▼
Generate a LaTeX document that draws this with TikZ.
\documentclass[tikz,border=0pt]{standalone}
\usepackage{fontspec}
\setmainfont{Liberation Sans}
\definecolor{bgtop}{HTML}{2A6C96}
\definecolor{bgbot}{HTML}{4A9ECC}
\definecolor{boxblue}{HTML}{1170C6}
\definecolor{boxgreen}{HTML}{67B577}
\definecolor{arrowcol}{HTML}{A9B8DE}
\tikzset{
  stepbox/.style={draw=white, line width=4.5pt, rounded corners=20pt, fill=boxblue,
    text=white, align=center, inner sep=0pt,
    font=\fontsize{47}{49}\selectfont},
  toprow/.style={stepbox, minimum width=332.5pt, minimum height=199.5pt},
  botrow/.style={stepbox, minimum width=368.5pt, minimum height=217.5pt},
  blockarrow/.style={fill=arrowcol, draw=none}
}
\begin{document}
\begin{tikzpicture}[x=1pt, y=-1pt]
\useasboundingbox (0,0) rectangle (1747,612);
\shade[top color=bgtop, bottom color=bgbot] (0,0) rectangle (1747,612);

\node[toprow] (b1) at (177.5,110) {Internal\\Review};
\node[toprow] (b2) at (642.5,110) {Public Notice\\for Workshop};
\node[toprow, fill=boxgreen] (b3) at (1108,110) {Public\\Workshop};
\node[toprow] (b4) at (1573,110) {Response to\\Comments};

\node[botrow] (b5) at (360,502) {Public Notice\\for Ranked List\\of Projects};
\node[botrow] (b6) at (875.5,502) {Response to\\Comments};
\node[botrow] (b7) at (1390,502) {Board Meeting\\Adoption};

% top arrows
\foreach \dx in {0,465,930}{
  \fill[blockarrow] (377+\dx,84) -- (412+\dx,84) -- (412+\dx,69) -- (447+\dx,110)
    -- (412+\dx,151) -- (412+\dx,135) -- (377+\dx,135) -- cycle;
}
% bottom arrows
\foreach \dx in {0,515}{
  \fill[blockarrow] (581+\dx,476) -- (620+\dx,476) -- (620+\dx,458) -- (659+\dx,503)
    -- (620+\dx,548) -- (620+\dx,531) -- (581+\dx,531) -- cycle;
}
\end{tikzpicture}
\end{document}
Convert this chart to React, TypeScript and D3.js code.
▲
▼
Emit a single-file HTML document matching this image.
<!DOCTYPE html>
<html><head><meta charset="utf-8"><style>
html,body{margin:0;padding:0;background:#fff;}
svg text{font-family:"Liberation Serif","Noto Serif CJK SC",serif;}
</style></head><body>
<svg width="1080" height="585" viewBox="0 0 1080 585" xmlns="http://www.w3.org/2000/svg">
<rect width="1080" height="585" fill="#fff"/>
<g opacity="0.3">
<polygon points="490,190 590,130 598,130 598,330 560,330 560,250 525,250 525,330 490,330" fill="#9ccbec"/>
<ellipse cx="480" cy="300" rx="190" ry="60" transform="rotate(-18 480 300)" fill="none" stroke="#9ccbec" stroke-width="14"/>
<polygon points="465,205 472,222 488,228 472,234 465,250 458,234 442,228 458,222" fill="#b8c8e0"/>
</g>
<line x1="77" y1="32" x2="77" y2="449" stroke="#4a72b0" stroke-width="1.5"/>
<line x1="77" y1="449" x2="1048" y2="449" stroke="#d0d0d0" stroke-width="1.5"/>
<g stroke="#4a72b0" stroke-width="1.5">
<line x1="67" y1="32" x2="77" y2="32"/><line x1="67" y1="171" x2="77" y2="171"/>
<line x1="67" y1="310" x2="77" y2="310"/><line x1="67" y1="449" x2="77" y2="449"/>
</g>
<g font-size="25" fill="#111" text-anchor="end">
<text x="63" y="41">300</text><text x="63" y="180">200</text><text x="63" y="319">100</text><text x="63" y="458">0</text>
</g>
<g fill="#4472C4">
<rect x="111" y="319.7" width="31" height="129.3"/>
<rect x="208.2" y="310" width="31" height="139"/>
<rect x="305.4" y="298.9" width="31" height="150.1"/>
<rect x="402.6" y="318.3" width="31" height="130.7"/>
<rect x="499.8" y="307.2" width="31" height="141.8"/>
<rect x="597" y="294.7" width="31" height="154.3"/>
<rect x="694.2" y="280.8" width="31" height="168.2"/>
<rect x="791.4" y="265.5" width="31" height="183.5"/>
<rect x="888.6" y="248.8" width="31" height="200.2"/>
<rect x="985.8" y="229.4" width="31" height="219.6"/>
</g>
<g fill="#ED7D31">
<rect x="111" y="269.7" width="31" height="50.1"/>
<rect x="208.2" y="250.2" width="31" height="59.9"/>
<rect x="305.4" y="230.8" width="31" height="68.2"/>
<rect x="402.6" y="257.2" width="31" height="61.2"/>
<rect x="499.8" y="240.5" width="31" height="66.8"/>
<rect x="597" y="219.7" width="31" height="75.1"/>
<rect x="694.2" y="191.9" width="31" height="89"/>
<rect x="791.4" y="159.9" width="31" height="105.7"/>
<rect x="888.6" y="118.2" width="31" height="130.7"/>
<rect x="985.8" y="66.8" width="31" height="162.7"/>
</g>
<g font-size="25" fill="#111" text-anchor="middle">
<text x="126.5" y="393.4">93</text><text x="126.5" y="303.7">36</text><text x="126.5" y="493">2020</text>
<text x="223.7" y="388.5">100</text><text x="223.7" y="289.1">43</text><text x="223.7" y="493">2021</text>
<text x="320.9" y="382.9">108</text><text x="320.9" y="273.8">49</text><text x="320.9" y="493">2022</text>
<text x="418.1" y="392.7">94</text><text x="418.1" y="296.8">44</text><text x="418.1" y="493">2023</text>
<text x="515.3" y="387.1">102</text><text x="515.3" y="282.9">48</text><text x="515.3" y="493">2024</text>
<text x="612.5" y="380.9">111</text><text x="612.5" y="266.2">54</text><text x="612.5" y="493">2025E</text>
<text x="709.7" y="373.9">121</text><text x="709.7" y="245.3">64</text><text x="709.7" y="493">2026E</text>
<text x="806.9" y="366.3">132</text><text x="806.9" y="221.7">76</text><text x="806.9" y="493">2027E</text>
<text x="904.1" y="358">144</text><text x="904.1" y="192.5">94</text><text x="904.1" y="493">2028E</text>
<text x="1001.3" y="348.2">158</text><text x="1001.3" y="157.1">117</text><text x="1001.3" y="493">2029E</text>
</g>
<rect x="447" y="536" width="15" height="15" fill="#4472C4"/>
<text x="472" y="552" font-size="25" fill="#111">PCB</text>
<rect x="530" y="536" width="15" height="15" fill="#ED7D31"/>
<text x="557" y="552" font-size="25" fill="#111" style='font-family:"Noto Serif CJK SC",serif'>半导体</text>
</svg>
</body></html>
▲
• **Task statement**:
Exactly those lines that run from the line with "Generate a LaTeX" through the line with "(b7) at (1390,502)" are to be reproduced; both end lines belong to the range.

• **Right answer**:
Generate a LaTeX document that draws this with TikZ.
\documentclass[tikz,border=0pt]{standalone}
\usepackage{fontspec}
\setmainfont{Liberation Sans}
\definecolor{bgtop}{HTML}{2A6C96}
\definecolor{bgbot}{HTML}{4A9ECC}
\definecolor{boxblue}{HTML}{1170C6}
\definecolor{boxgreen}{HTML}{67B577}
\definecolor{arrowcol}{HTML}{A9B8DE}
\tikzset{
  stepbox/.style={draw=white, line width=4.5pt, rounded corners=20pt, fill=boxblue,
    text=white, align=center, inner sep=0pt,
    font=\fontsize{47}{49}\selectfont},
  toprow/.style={stepbox, minimum width=332.5pt, minimum height=199.5pt},
  botrow/.style={stepbox, minimum width=368.5pt, minimum height=217.5pt},
  blockarrow/.style={fill=arrowcol, draw=none}
}
\begin{document}
\begin{tikzpicture}[x=1pt, y=-1pt]
\useasboundingbox (0,0) rectangle (1747,612);
\shade[top color=bgtop, bottom color=bgbot] (0,0) rectangle (1747,612);

\node[toprow] (b1) at (177.5,110) {Internal\\Review};
\node[toprow] (b2) at (642.5,110) {Public Notice\\for Workshop};
\node[toprow, fill=boxgreen] (b3) at (1108,110) {Public\\Workshop};
\node[toprow] (b4) at (1573,110) {Response to\\Comments};

\node[botrow] (b5) at (360,502) {Public Notice\\for Ranked List\\of Projects};
\node[botrow] (b6) at (875.5,502) {Response to\\Comments};
\node[botrow] (b7) at (1390,502) {Board Meeting\\Adoption};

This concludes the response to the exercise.